The organization also argued that the survey is not essential to assessing earthquake risks and is not likely to result in improvement in the nuclear plant’s safety. In a separate letter to the commission, the Surfrider Foundation suggested that in-depth analysis of existing seismic data and “worst-case-scenario models” would provide equally effective emergency preparedness and response strategies.

Other critics have suggested that PG&E; use a larger vessel capable of towing longer lines attached to 10, instead of four, geophone receivers to record the echoes of the blasts. That way, researchers could cover a wider area in a shorter period.

PG&E; dismissed that idea because a larger vessel would not be able to traverse relatively shallow waters, which it says is essential to the study.

The survey was scheduled for November and December to avoid the peak breeding seasons of harbor porpoises and southern sea otters, as well the highest densities of migrating blue, fin and humpback whales. Certified “protected species observers” will be onboard vessels at sea and in airplanes, on the lookout for injured animals and carcasses. High-intensity blasts will be preceded by low-frequency sound waves aimed at scaring off fish and marine mammals.
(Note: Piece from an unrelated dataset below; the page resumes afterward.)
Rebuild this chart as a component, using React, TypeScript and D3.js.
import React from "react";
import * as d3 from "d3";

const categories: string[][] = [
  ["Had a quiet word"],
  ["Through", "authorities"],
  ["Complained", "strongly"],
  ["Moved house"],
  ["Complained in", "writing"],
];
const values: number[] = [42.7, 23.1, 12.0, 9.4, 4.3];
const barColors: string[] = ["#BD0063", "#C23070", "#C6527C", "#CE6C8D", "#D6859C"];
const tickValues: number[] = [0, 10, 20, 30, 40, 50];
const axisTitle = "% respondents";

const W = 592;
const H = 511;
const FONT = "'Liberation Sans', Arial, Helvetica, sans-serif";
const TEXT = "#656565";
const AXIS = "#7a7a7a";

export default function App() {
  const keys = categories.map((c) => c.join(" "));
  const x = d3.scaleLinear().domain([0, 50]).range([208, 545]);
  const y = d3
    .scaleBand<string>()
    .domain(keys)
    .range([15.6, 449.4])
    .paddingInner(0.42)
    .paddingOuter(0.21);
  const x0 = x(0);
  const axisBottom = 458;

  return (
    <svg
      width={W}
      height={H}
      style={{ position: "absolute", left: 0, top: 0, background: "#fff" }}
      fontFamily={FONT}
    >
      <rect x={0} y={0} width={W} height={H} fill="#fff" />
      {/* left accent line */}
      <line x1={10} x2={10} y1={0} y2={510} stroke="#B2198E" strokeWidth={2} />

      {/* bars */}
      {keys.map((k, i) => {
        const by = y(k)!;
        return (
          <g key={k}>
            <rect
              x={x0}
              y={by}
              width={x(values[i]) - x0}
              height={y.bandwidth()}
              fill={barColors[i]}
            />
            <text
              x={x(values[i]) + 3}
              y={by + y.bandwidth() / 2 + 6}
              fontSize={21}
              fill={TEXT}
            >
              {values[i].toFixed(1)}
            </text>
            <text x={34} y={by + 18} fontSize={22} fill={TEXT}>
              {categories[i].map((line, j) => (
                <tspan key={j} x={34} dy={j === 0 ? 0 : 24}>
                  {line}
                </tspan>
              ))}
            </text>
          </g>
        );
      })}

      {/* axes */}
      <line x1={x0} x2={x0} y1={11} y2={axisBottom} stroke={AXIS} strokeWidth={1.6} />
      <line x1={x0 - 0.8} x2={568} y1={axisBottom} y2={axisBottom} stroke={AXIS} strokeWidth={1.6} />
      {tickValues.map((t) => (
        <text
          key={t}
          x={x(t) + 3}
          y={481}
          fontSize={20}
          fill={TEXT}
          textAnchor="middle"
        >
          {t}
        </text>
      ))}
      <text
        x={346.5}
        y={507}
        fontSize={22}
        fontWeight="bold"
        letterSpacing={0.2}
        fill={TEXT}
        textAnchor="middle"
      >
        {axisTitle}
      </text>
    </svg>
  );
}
If a sea otter were observed in the vessel’s path, or a whale were spotted within a mile of the operation, the air cannons would be shut down within seconds, PG&E; said. The number of southern sea otters in the proposed study area is 352, according to the U.S. Fish and Wildlife Service.

The death or injury of an endangered species would trigger an investigation that could potentially result in prosecution, according to Christine Patrick, spokeswoman for the National Oceanographic and Atmospheric Administration.

“All those precautions might help animals that can swim away,” said environmental activist Julie Tacker of Los Osos. “But what about those that can’t, such as abalone, clams and starfish?”

Those kinds of animals tend to congregate near shore and are not expected to be affected by the air cannons, which would be pointed straight down in water more than 75 feet deep, PG&E; officials said.

Similar high-energy seismic surveys are planned for 2013 in coastal waters off Southern California Edison’s San Onofre Nuclear Generating Station in northern San Diego County.